From: Mary Elizabeth Meier

As art teachers work to develop assessments to gather information about student learning, I argue that we should assess habits and concepts which are of great importance in creative idea development. When I ask, “What matters most?” as I plan teaching and learning experiences, I consider the idea of failure. That is, making mistakes and exploring responses to failure. I attend to my role as teacher-facilitator to create a classroom culture of creative exploration in which students are empowered to play, exercise choice, make creative decisions that are not always successful and then work in collaboration to revise.

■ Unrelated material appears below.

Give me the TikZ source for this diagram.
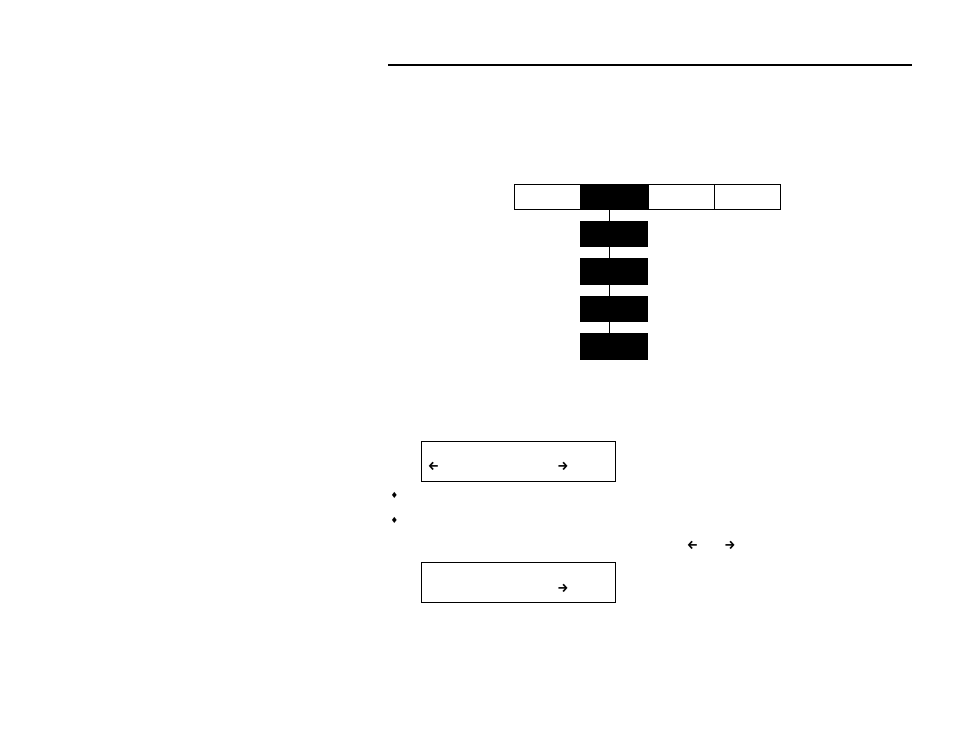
\documentclass[tikz,border=0pt]{standalone}
\usepackage{fontspec}
\newfontfamily\symfont{DejaVu Sans}
\newfontfamily\arrfont{Fira Sans}
\begin{document}
\begin{tikzpicture}[x=1pt,y=-1pt,
  wbox/.style={draw=black,fill=white,line width=1pt,minimum width=#1,minimum height=25pt,inner sep=0pt,anchor=north west},
  wbox/.default=66.5pt,
  bbox/.style={draw=black,fill=black,line width=1pt,minimum width=67pt,minimum height=25.5pt,inner sep=0pt,anchor=north west},
  panel/.style={draw=black,line width=0.9pt,minimum width=193.5pt,minimum height=39.5pt,inner sep=0pt,anchor=north west},
  conn/.style={line width=1pt},
  glyph/.style={font=\arrfont\bfseries\fontsize{12.5}{12.5}\selectfont,inner sep=0pt},
  bul/.style={font=\symfont\fontsize{8.5}{8.5}\selectfont,inner sep=0pt}]
\useasboundingbox (0,0) rectangle (954,738);
% header rule
\coordinate (rl) at (388,65);
\coordinate (rr) at (912,65);
\draw[line width=1.5pt] (rl) -- (rr);
% top row
\node[wbox=67pt] (t1) at (514,184.5) {};
\node[wbox=66.5pt] (t3) at (647.5,184.5) {};
\node[wbox=66pt] (t4) at (714,184.5) {};
\node[bbox,minimum height=25pt] (t2) at (580,184.5) {};
% column
\node[bbox] (c1) at (580,221) {};
\node[bbox] (c2) at (580,258.5) {};
\node[bbox] (c3) at (580,296) {};
\node[bbox] (c4) at (580,333.3) {};
\draw[conn] (t2.south) ++(-4.8,0) coordinate (a0) -- (a0 |- c1.north);
\draw[conn] (c1.south) ++(-4.8,0) coordinate (a1) -- (a1 |- c2.north);
\draw[conn] (c2.south) ++(-4.8,0) coordinate (a2) -- (a2 |- c3.north);
\draw[conn] (c3.south) ++(-4.8,0) coordinate (a3) -- (a3 |- c4.north);
% panels
\node[panel] (p1) at (421,441.3) {};
\node[panel] (p2) at (421,562.3) {};
\node[glyph] (p1l) at (433.5,466.5) {←};
\node[glyph] (p1r) at (563,466.5) {→};
\node[glyph] (p2r) at (563,588) {→};
% bullets
\node[bul] (b1) at (394.5,495.5) {♦};
\node[bul] (b2) at (394.5,520.5) {♦};
% inline arrows
\node[glyph] (la) at (692.5,545) {←};
\node[glyph] (ra) at (730,545) {→};
\end{tikzpicture}
\end{document}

I remember exploring the idea of failing forward for the first time in a design-based thinking workshop led by Randy Granger, Past President of the Pennsylvania Art Education Association. Randy teaches his high school art students to work through many iterations of designs. Several years later, students enrolled in my art education methods course posed the question, “How should we support k-12 art students who are afraid of making a mistake in their artwork.” Together, we investigated the idea of “failing forward” as a framework for gathering information about student learning. (Students gave me permission to share our class discussion and some of their written reflections here).

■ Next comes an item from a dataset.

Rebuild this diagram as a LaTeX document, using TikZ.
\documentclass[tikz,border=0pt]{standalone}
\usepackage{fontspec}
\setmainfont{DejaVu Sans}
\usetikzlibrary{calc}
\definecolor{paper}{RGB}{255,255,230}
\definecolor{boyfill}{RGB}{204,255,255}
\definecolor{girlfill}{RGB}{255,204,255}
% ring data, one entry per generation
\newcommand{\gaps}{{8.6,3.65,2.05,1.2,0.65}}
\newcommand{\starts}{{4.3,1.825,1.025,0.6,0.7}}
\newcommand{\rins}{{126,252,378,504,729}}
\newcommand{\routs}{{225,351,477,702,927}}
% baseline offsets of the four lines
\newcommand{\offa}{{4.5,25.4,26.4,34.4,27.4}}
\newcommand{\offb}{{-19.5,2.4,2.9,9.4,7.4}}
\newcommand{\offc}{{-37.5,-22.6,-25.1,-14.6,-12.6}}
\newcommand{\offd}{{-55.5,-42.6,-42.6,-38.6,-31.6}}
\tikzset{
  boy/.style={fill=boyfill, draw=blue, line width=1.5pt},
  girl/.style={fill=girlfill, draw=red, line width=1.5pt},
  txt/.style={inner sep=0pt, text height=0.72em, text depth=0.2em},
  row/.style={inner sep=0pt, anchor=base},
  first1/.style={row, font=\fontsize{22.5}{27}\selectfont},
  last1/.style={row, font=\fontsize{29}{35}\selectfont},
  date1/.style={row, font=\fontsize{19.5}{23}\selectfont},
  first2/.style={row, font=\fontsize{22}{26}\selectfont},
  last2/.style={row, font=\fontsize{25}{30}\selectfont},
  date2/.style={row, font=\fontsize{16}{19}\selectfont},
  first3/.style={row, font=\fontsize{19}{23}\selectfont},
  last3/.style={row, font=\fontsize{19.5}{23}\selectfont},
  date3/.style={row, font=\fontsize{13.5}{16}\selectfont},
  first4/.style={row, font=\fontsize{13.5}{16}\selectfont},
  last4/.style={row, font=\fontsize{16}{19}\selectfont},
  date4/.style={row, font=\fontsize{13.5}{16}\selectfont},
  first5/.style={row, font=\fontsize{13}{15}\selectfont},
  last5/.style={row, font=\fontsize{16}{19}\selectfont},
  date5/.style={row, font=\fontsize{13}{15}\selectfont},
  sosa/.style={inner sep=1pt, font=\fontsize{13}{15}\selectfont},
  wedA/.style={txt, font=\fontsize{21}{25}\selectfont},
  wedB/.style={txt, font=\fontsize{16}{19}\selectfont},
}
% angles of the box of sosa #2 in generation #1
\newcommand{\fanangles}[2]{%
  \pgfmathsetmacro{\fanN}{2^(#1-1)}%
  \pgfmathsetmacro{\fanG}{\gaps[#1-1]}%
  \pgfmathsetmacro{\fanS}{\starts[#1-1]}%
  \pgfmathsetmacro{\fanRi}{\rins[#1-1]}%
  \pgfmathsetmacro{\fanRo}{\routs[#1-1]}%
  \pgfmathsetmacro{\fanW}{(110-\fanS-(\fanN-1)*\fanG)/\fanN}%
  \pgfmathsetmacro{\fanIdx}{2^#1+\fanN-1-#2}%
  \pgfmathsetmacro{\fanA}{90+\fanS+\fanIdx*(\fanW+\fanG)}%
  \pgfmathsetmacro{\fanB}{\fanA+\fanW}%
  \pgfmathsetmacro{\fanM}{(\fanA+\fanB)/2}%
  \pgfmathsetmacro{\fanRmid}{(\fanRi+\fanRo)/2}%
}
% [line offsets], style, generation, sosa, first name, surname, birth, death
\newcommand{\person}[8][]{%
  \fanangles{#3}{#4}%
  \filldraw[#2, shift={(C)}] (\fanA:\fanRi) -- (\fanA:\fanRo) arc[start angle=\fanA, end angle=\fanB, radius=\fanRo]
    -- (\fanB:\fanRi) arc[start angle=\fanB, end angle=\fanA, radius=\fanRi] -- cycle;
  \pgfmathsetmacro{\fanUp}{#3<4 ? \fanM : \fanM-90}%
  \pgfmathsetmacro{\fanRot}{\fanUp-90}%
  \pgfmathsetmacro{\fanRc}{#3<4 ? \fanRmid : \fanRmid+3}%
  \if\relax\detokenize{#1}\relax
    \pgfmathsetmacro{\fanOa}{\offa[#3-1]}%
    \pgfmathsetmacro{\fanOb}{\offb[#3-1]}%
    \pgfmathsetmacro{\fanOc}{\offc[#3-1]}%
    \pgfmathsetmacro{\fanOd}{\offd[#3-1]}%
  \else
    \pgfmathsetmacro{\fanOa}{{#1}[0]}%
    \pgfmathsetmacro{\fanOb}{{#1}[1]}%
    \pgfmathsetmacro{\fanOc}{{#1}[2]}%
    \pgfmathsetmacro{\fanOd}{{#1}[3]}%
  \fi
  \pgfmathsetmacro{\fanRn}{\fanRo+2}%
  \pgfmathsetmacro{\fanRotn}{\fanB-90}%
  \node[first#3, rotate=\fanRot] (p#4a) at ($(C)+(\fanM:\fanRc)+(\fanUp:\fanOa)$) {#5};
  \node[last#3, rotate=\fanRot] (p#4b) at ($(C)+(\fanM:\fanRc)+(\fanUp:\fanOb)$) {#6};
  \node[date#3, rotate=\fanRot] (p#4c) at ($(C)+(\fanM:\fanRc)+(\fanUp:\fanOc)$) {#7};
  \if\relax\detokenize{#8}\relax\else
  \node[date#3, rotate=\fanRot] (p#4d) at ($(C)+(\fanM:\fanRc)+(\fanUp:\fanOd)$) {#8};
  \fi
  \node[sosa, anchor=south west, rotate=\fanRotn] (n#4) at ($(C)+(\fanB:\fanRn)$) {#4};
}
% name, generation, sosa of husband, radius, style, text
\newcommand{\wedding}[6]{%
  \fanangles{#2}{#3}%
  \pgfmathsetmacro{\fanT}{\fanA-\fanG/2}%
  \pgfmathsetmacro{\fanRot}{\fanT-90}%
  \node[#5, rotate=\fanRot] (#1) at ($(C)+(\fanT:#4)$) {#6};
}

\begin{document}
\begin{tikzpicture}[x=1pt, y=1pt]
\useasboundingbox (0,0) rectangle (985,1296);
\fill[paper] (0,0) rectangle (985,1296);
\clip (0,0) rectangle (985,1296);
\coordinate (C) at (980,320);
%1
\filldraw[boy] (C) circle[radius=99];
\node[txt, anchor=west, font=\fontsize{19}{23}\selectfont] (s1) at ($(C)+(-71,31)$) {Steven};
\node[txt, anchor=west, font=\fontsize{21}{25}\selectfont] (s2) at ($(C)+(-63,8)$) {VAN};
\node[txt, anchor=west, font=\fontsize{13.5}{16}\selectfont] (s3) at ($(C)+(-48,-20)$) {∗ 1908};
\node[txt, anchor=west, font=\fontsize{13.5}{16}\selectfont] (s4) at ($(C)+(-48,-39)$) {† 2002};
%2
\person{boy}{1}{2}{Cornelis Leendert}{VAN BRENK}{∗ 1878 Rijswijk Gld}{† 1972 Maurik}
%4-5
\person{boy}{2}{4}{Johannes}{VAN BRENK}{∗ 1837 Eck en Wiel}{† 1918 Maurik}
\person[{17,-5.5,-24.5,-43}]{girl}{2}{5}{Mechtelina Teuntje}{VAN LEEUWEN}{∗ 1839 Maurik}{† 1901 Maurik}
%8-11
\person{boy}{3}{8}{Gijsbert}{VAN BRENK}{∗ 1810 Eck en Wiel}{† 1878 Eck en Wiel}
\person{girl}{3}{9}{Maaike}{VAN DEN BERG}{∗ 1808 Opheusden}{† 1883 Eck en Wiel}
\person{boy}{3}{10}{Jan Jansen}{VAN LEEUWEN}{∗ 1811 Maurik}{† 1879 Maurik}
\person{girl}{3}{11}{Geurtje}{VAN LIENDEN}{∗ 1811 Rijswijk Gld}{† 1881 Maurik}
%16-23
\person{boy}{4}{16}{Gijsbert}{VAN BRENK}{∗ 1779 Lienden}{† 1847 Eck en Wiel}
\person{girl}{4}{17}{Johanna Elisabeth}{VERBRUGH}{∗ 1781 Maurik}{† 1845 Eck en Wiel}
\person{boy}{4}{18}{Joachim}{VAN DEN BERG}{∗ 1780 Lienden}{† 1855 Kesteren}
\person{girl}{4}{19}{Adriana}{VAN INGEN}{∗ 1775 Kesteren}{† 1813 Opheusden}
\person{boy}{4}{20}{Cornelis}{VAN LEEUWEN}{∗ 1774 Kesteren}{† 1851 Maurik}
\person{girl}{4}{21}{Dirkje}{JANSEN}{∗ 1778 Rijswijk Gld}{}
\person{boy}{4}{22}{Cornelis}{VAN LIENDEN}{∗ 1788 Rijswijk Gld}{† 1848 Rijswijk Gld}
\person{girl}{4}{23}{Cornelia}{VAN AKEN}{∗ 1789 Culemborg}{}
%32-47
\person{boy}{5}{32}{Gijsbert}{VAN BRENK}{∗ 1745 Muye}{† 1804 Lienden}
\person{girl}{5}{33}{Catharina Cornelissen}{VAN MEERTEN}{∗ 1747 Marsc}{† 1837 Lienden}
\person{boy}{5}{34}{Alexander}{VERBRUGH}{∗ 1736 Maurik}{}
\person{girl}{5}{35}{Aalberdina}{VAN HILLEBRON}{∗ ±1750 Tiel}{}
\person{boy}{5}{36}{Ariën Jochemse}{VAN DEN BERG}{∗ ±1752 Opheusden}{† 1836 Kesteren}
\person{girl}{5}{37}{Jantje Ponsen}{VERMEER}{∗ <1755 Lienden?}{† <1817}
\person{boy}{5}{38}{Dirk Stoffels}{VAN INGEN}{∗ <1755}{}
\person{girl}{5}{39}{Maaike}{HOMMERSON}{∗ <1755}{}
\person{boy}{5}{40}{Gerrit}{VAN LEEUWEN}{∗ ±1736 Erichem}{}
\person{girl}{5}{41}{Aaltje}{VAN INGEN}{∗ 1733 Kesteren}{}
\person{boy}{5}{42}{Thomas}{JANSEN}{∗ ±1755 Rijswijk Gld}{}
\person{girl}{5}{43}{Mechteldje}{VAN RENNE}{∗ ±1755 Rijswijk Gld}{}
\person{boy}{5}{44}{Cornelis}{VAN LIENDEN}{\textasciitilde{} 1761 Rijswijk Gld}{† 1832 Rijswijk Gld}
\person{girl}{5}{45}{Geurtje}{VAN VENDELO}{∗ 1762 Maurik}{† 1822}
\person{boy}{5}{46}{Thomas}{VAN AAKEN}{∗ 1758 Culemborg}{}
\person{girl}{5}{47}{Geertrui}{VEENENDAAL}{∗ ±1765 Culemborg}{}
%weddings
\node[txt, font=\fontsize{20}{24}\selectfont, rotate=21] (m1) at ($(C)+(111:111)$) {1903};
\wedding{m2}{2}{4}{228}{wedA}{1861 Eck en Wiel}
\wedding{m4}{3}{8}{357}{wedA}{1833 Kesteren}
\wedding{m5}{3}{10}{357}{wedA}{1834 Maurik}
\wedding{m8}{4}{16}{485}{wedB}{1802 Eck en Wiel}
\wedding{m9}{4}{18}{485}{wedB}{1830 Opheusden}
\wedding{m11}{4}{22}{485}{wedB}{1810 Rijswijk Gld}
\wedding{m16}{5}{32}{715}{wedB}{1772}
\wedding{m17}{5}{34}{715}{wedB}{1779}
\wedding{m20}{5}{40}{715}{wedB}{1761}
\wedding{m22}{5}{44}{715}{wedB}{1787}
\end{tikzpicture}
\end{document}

One student, Letty, wrote in a reflection, “Instead of allowing failure to be one changeable mark in a whole composition, we [teachers tend to] assert failure as the sole, final mark” (Letitia Cawley, personal correspondence). Letitia observed that we must do more to help students understand creative mistakes as changeable and fruitful shifts along a meandering path of possibility. Therefore, failure is part of students’ experience to engage and persist (Hetland, et al, 2013) in their artistic process. Failure and its ambiguous role in creative process is worthy of our energy to document it. We can work in partnership with students to gather information about the role of creative failure, healthy risks, and momentum in artistic process.

Another pre-service student in our class, Beyona Eckstein, described the value of assessments of process by working with students as they develop a portfolio. Students can evaluate (find value) in their own work and the work of their peers by reflecting on their work as it unfolds over time. She wrote, “The idea of failing forward is about rethinking the way teachers have students document growth, how students are critiqued, and how they are assessed” (Beyona Eckstein, personal correspondence).

Beyona was making connections between “failing forward” as an assessment strategy and its value as part of a teaching philosophy rooted in her artistic practice as a ceramicist. Beyona wrote, “Not only is failing forward a method of teaching I want to practice, it is also a philosophy I want to follow... Art is the expression of human imagination and creative skills; when applied to students it is about eliminating the concept of finished work having beauty. As an artist, I find myself focusing on the making and the steps to a finished work, and rarely is the finished work ever complete. The process and method of failing forward is just that, [a] focus on the experience of creating. Finally, failing forward is about realizing mistakes and making them your motivation to work or create more” (Beyona Eckstein, personal correspondence).

Beyona asserted her intention to facilitate a studio-classroom where students are confident that failure is acceptable and is not permanent. She observed that help student to develop this stance of failing forward would help them grow as individuals in many of their life pursuits.



Hetland, L., Winner, E., Veenema, S., & Sheridan, K. M. (2013). Studio Thinking 2: The real benefits of visual arts education. New York, NY: Teachers College Press.